In a couple of years, if you buy a Malm bed at Ikea in Brooklyn and opt for delivery, Ikea will probably drop it off in an electric truck. The company is transitioning to zero-emissions delivery in New York, Los Angeles, Amsterdam, Paris, and Shanghai by 2020. By 2025, Ikea aims to do the same for every store worldwide.
It’s part of the company’s larger work to cut its carbon footprint–and its longer-term goal to become “carbon positive,” removing more CO2 emissions than the Ikea value chain creates.
“Climate change is no longer just a threat, but it’s a reality,” says Jesper Brodin, CEO of Ikea Group. “We see how that impacts our business, our customers, and our coworkers more or less everyday . . . We want to be a leader, and take action, and speed up our plans.”
The company had announced earlier this year that it would shift to zero-emissions delivery by 2025, but now plans to work more quickly in key cities. “It’s not only about Ikea shifting one vehicle to another, but it’s a systemic shift,” Brodin says. The company is working with vehicle manufacturers and local cities to make that shift (UPS is doing similar work). The first vehicles will likely be electric delivery trucks, though Ikea has also experimented with electric cargo bike delivery and is exploring other technology that is not yet ready to come to market.
By offering electric delivery, the company hopes to encourage more customers to leave their cars at home and travel to its stores by bike or public transit. In cities, Brodin says, the company now aims to locate new stores next to subway stations.
At a larger scale, the company has invested nearly $2 billion in renewable energy, and by 2020, expects to produce more renewable energy than it uses in its own operations. By 2030, it plans to cut emissions in Ikea stores by 80% compared to 2016, reduce emissions from deliveries and customer travel by 50%, and cut the average carbon footprint of an Ikea product by 70%. The company is also working to make its products “circular,” so they can be fully recycled, and is experimenting with ways to help customers resell products when they no longer need them. The excess renewable energy Ikea produces will help it reach its ambitious goal of becoming carbon positive.
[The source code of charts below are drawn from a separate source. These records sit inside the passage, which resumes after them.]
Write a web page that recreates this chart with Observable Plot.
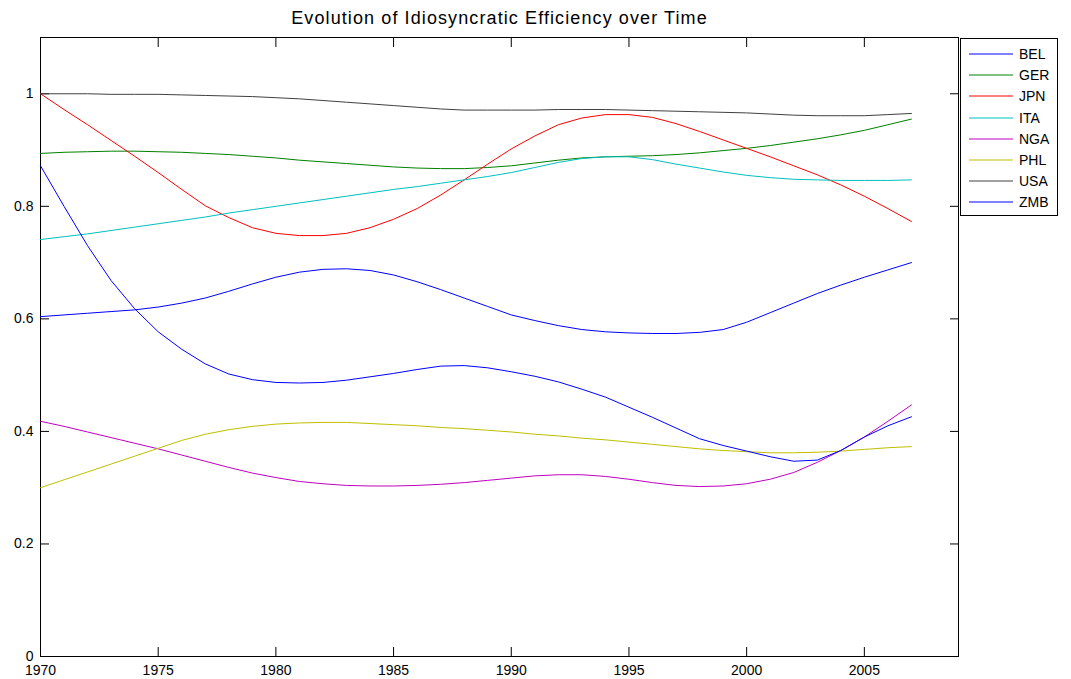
<!DOCTYPE html>
<html>
<head>
<meta charset="utf-8">
<script src="https://cdn.jsdelivr.net/npm/d3@7"></script>
<script src="https://cdn.jsdelivr.net/npm/@observablehq/plot@0.6"></script>
<style>
  html, body { margin: 0; padding: 0; background: #fff; }
  #wrap { position: relative; width: 1071px; height: 679px; font-family: "Liberation Sans", Arial, Helvetica, sans-serif; }
  #legend { position: absolute; left: 960px; top: 38px; width: 98px; height: 178px; border: 1px solid #000; background: #fff; box-sizing: border-box; }
  .row { position: absolute; left: 0; height: 20px; display: flex; align-items: center; }
  .row svg { margin-left: 8px; }
  .row span { margin-left: 6px; font-size: 14px; color: #000; }
  .title-text { letter-spacing: 1.1px; }
</style>
</head>
<body>
<div id="wrap"><div id="chart"></div><div id="legend"></div></div>
<script>
const title = "Evolution of Idiosyncratic Efficiency over Time";
const years = [1970,1971,1972,1973,1974,1975,1976,1977,1978,1979,1980,1981,1982,1983,1984,1985,1986,1987,1988,1989,1990,1991,1992,1993,1994,1995,1996,1997,1998,1999,2000,2001,2002,2003,2004,2005,2006,2007];
const countries = ["BEL","GER","JPN","ITA","NGA","PHL","USA","ZMB"];
const colors = ["#0000ff","#008000","#ff0000","#00bfbf","#bf00bf","#bfbf00","#404040","#0000ff"];
const xTicks = [1970,1975,1980,1985,1990,1995,2000,2005];
const yTicks = [0,0.2,0.4,0.6,0.8,1];

const BEL = [.604,.607,.610,.613,.616,.621,.628,.637,.649,.662,.674,.683,.688,.689,.686,.678,.666,.652,.637,.622,.607,.597,.588,.581,.577,.575,.574,.574,.576,.581,.594,.611,.628,.645,.660,.674,.687,.700];
const GER = [.894,.896,.897,.898,.898,.897,.896,.894,.892,.889,.886,.882,.879,.876,.873,.870,.868,.867,.867,.869,.872,.877,.882,.886,.888,.889,.890,.892,.895,.899,.903,.908,.914,.920,.927,.935,.945,.955];
const JPN = [1.000,.972,.945,.917,.889,.860,.830,.801,.780,.762,.752,.748,.748,.752,.762,.777,.796,.820,.847,.875,.902,.925,.945,.957,.963,.963,.958,.947,.933,.918,.903,.888,.872,.856,.838,.818,.796,.773];
const ITA = [.741,.746,.751,.757,.763,.769,.775,.781,.788,.794,.800,.806,.812,.818,.824,.830,.835,.841,.847,.853,.860,.869,.878,.885,.888,.888,.883,.875,.868,.861,.855,.851,.848,.847,.846,.846,.846,.847];
const NGA = [.418,.409,.399,.389,.379,.369,.358,.347,.336,.326,.318,.311,.307,.304,.303,.303,.304,.306,.309,.313,.317,.321,.323,.323,.320,.315,.309,.304,.302,.303,.307,.315,.327,.345,.366,.390,.418,.447];
const PHL = [.300,.314,.328,.342,.356,.370,.384,.395,.403,.409,.413,.415,.416,.416,.414,.412,.410,.407,.405,.402,.399,.395,.392,.388,.385,.381,.377,.373,.369,.366,.364,.362,.362,.363,.365,.368,.371,.373];
const USA = [1.000,1.000,1.000,.999,.999,.999,.998,.997,.996,.995,.993,.991,.988,.985,.982,.979,.976,.973,.971,.971,.971,.971,.972,.972,.972,.971,.970,.969,.968,.967,.966,.964,.962,.961,.961,.961,.963,.965];
const ZMB = [.872,.800,.730,.668,.618,.577,.546,.520,.502,.492,.487,.486,.487,.491,.497,.503,.510,.516,.517,.513,.506,.498,.488,.475,.461,.443,.425,.406,.387,.375,.365,.355,.347,.349,.366,.390,.410,.426];

const series = {BEL, GER, JPN, ITA, NGA, PHL, USA, ZMB};
const rows = [];
countries.forEach(c => series[c].forEach((v, i) => rows.push({country: c, year: years[i], value: v})));

const font = "Liberation Sans, Arial, Helvetica, sans-serif";
const chart = Plot.plot({
  width: 1071,
  height: 679,
  marginLeft: 40,
  marginRight: 113,
  marginTop: 37,
  marginBottom: 23,
  style: {fontFamily: font, fontSize: "14px", background: "#fff", color: "#000"},
  x: {domain: [1970, 2009], label: null},
  y: {domain: [0, 1.1], label: null},
  color: {domain: countries, range: colors},
  marks: [
    Plot.frame({stroke: "#000", strokeWidth: 1}),
    Plot.axisX({anchor: "bottom", ticks: xTicks, tickSize: -9, tickFormat: () => "", label: null}),
    Plot.axisX({anchor: "top", ticks: xTicks, tickSize: -9, tickFormat: () => "", label: null}),
    Plot.axisY({anchor: "left", ticks: yTicks, tickSize: -9, tickFormat: () => "", label: null}),
    Plot.axisY({anchor: "right", ticks: yTicks, tickSize: -9, tickFormat: () => "", label: null}),
    Plot.axisX({anchor: "bottom", ticks: xTicks, tickSize: 0, tickPadding: 9, tickFormat: d => String(d), label: null}),
    Plot.axisY({anchor: "left", ticks: yTicks, tickSize: 0, tickPadding: 7, tickFormat: d => String(d), label: null}),
    Plot.line(rows, {x: "year", y: "value", z: "country", stroke: "country", strokeWidth: 1}),
    Plot.text([title], {frameAnchor: "top", lineAnchor: "middle", dy: -19, fontSize: 18, fill: "#000", className: "title-text"})
  ]
});
document.getElementById("chart").appendChild(chart);

const legend = document.getElementById("legend");
countries.forEach((c, i) => {
  const row = document.createElement("div");
  row.className = "row";
  row.style.top = (5 + i * 21.2) + "px";
  row.innerHTML = `<svg width="44" height="4"><line x1="0" y1="2" x2="44" y2="2" stroke="${colors[i]}" stroke-width="1"/></svg><span>${c}</span>`;
  legend.appendChild(row);
});
</script>
</body>
</html>
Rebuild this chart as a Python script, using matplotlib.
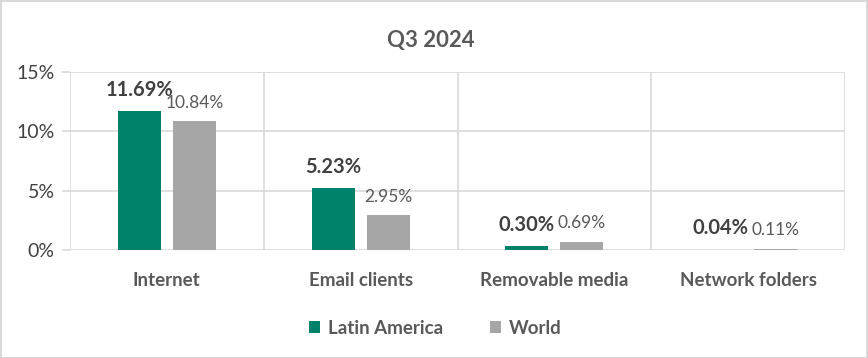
import matplotlib
matplotlib.use("Agg")
import matplotlib.pyplot as plt
from matplotlib.patches import Rectangle
import numpy as np

categories = ["Internet", "Email clients", "Removable media", "Network folders"]
latam = [11.69, 5.23, 0.30, 0.04]
world = [10.84, 2.95, 0.69, 0.11]
series_names = ["Latin America", "World"]
yticks = [0, 5, 10, 15]

GREEN = "#00826A"
GREY = "#A6A6A6"
TXT = "#595959"
LBL = "#404040"
GRID = "#D9D9D9"

plt.rcParams['font.family'] = ['Lato', 'DejaVu Sans']

fig = plt.figure(figsize=(8.68, 3.58), dpi=100)
ax = fig.add_axes([70/868, 1-250/358, 775/868, 178/358])

x = np.arange(len(categories))
w = 0.222
off = 0.142
b1 = ax.bar(x - off, latam, w, color=GREEN, label=series_names[0], zorder=3)
b2 = ax.bar(x + off, world, w, color=GREY, label=series_names[1], zorder=3)

for xi, v in zip(x, latam):
    ax.annotate(f"{v:.2f}%", (xi - off, v), xytext=(0, 8), textcoords="offset points",
                ha="center", va="bottom", fontsize=14.5, fontweight="bold", color=LBL)
for xi, v in zip(x, world):
    ax.annotate(f"{v:.2f}%", (xi + off, v), xytext=(0, 7.5), textcoords="offset points",
                ha="center", va="bottom", fontsize=12.5, color=TXT)

ax.set_xlim(-0.5, 3.5)
ax.set_ylim(0, 15)
ax.set_yticks(yticks)
ax.set_yticklabels([f"{t}%" for t in yticks], fontsize=14, color=LBL)
ax.set_xticks(x)
ax.set_xticklabels(categories, fontsize=13.5, fontweight="bold", color=TXT)
ax.tick_params(axis="x", length=0, pad=15.5)
ax.tick_params(axis="y", length=6, color=GRID, width=1.2, pad=5)

for yv in yticks:
    ax.axhline(yv, color=GRID, lw=1.2, zorder=1)
for xv in np.arange(-0.5, 4, 1):
    ax.axvline(xv, color=GRID, lw=1.2, zorder=1)
for s in ax.spines.values():
    s.set_visible(False)

fig.text(431/868, 1-40/358, "Q3 2024", fontsize=16, fontweight="bold", color=TXT,
         ha="center", va="center")

leg = fig.legend(handles=[b1, b2], labels=series_names, loc="center",
                 bbox_to_anchor=(435/868, 1-328/358), ncol=2, frameon=False,
                 fontsize=13.5, handlelength=0.6, handleheight=0.6, columnspacing=2.5,
                 handletextpad=0.4)
for t in leg.get_texts():
    t.set_color(TXT)
    t.set_fontweight("bold")

fig.patches.append(Rectangle((0.5/868, 0.5/358), 1-1.5/868, 1-1.5/358, transform=fig.transFigure,
                             fill=False, edgecolor=GRID, lw=1.5))

fig.savefig("out.png", dpi=100)
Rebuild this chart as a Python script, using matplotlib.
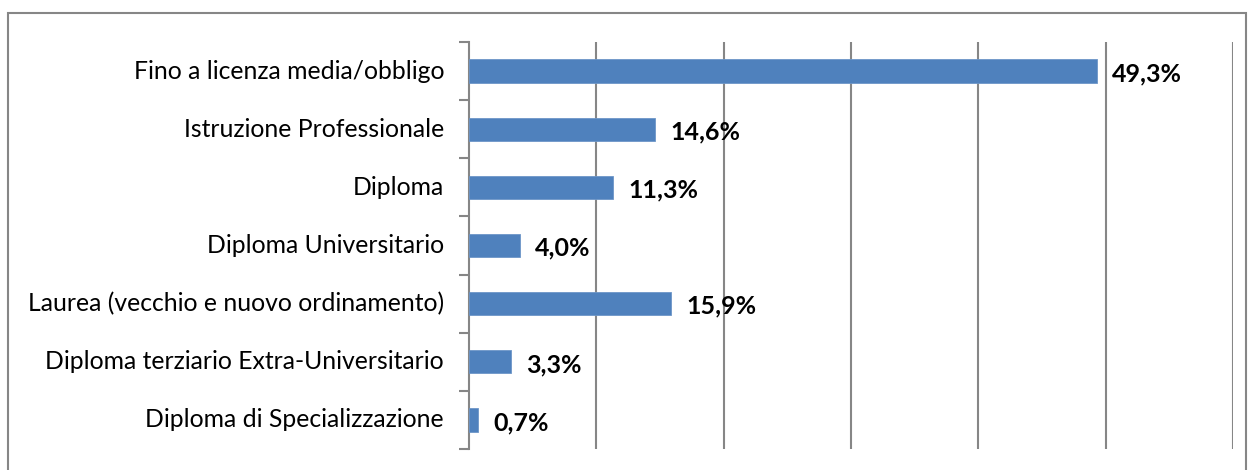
import matplotlib.pyplot as plt
import matplotlib.patches as mpatches
import numpy as np

categories = ["Fino a licenza media/obbligo", "Istruzione Professionale", "Diploma",
              "Diploma Universitario", "Laurea (vecchio e nuovo ordinamento)",
              "Diploma terziario Extra-Universitario", "Diploma di Specializzazione"]
values = [49.3, 14.6, 11.3, 4.0, 15.9, 3.3, 0.7]
value_labels = ["49,3%", "14,6%", "11,3%", "4,0%", "15,9%", "3,3%", "0,7%"]

plt.rcParams['font.family'] = ['Lato', 'DejaVu Sans']

fig = plt.figure(figsize=(12.52, 4.7), dpi=100)
ax = fig.add_axes([469/1252, 1-449/470, (1233-469)/1252, (449-42)/470])

# outer chart frame
frame = mpatches.Rectangle((8/1252, -0.05), (1246-8)/1252, 1-13/470+0.05,
                           transform=fig.transFigure, fill=False,
                           edgecolor='#868686', linewidth=1.5, clip_on=False)
fig.patches.append(frame)

n = len(categories)
y = np.arange(n)
ax.barh(y, values, height=0.4, color='#4F81BD', edgecolor='#6D96C8', linewidth=0.6, zorder=3)

# value labels, slightly below bar centre like the original
for yi, v, lab in zip(y, values, value_labels):
    ax.annotate(lab, (v, yi), xytext=(11, -2), textcoords='offset points',
                ha='left', va='center', fontsize=18, fontweight='bold', color='black')

ax.set_xlim(0, 60)
ax.set_ylim(n - 0.5, -0.5)
ax.set_xticks(np.arange(10, 61, 10))
ax.xaxis.grid(True, color='#868686', linewidth=1.5, zorder=0)
ax.tick_params(axis='x', length=0, labelbottom=False)

ax.set_yticks(y)
ax.set_yticklabels(categories, fontsize=17.8, va='center')
for t in ax.get_yticklabels():
    t.set_y(t.get_position()[1])
ax.set_yticks(np.arange(-0.5, n, 1), minor=True)
ax.tick_params(axis='y', which='major', length=0, pad=18)
ax.tick_params(axis='y', which='minor', length=7, width=1.5, color='#868686')

for s in ['top', 'right', 'bottom']:
    ax.spines[s].set_visible(False)
ax.spines['left'].set_color('#868686')
ax.spines['left'].set_linewidth(1.5)

fig.savefig('out.png', dpi=100)
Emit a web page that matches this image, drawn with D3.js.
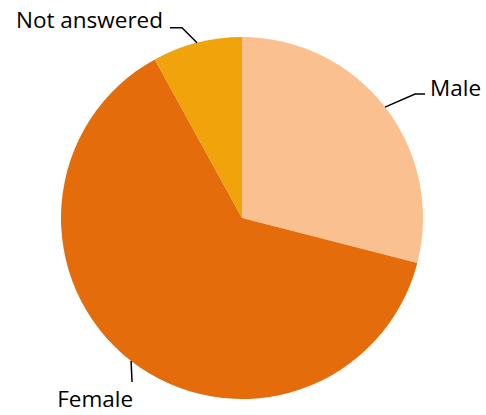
<!DOCTYPE html>
<html>
<head>
<meta charset="utf-8">
<script src="https://cdn.jsdelivr.net/npm/d3@7"></script>
<style>
  html, body { margin: 0; padding: 0; background: #fff; }
  svg text { font-family: "Open Sans", "Noto Sans", sans-serif; fill: #000; }
</style>
</head>
<body>
<svg id="chart" width="486" height="415"></svg>
<script>
// Respondents by gender (percent)
const categories = ["Male", "Female", "Not answered"];
const values = [29, 63, 8];
const colors = ["#FAC090", "#E46C0A", "#F0A30A"];

const width = 486, height = 415;
const cx = 242, cy = 218, radius = 181;

const svg = d3.select("#chart");
const g = svg.append("g").attr("transform", `translate(${cx},${cy})`);

const data = categories.map((c, i) => ({ name: c, value: values[i], color: colors[i] }));

const pie = d3.pie().value(d => d.value).sort(null);
const arc = d3.arc().innerRadius(0).outerRadius(radius);
const arcs = pie(data);

g.selectAll("path.slice")
  .data(arcs)
  .enter().append("path")
  .attr("class", "slice")
  .attr("d", arc)
  .attr("fill", d => d.data.color);

// Leader line layout per label: elbow offset from the slice edge, horizontal run, text placement
const labelLayout = {
  "Male":         { elbow: [30, -13],  run: 10,  anchor: "start", gap: 5,  dy: 2 },
  "Female":       { elbow: [1, 21],    run: 0,   anchor: "end",   gap: 1,  dy: 25 },
  "Not answered": { elbow: [-15, -15], run: -12, anchor: "end",   gap: -7, dy: 0 }
};

arcs.forEach(a => {
  const mid = (a.startAngle + a.endAngle) / 2;
  const p0 = [Math.sin(mid) * radius, -Math.cos(mid) * radius];
  const L = labelLayout[a.data.name];
  const p1 = [p0[0] + L.elbow[0], p0[1] + L.elbow[1]];
  const p2 = [p1[0] + L.run, p1[1]];
  g.append("polyline")
    .attr("points", [p0, p1, p2].map(p => p.join(",")).join(" "))
    .attr("fill", "none")
    .attr("stroke", "#000")
    .attr("stroke-width", 1.5);
  g.append("text")
    .attr("x", p2[0] + L.gap)
    .attr("y", p2[1] + L.dy)
    .attr("text-anchor", L.anchor)
    .attr("font-size", 22.5)
    .text(a.data.name);
});
</script>
</body>
</html>
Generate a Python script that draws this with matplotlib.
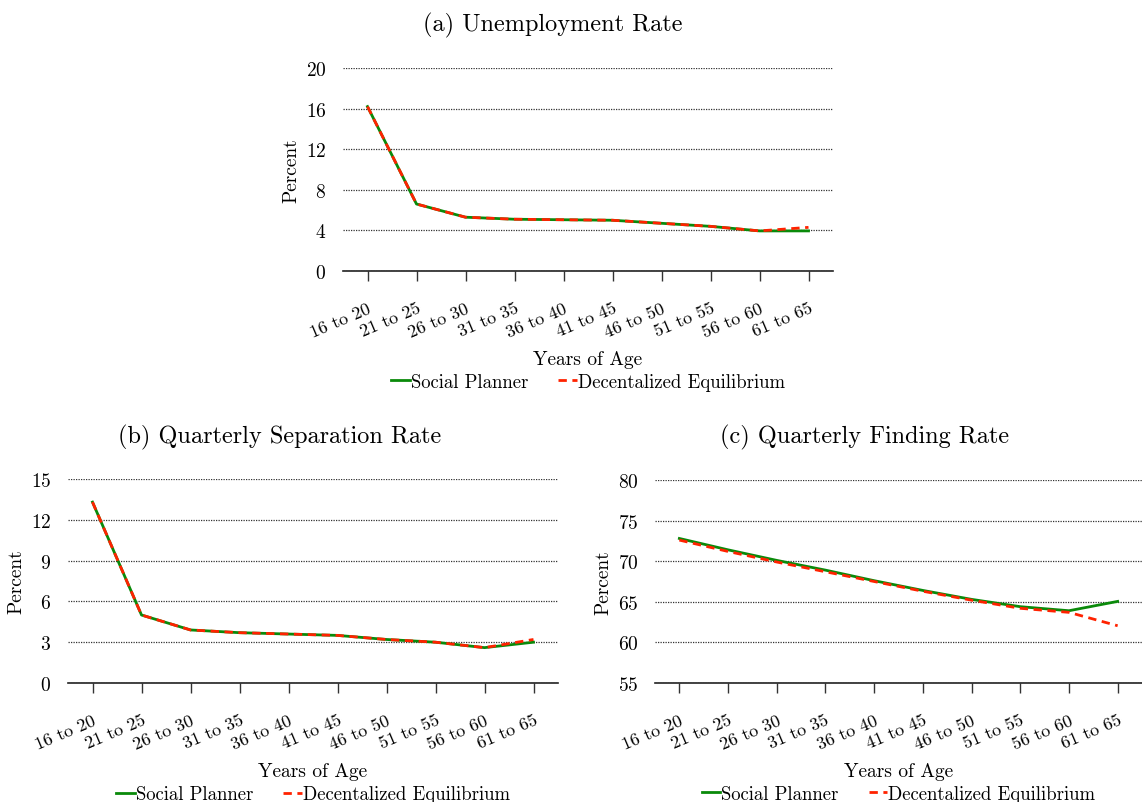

“It stems from a deep insight on our side that this is the right thing to do,” says Brodin. He acknowledges that there will be challenges in reaching the goal to become carbon positive, though the company is working closely with the Science-Based Targets Initiative, an organization that helps companies quantify their emissions and create detailed plans to reduce them. Ikea recognizes, he says, that companies that serve the masses with affordable products “will simply not be around unless you have a business model that harmonizes with the resources of this planet. There’s no contradiction between this ambition and our business ambition.”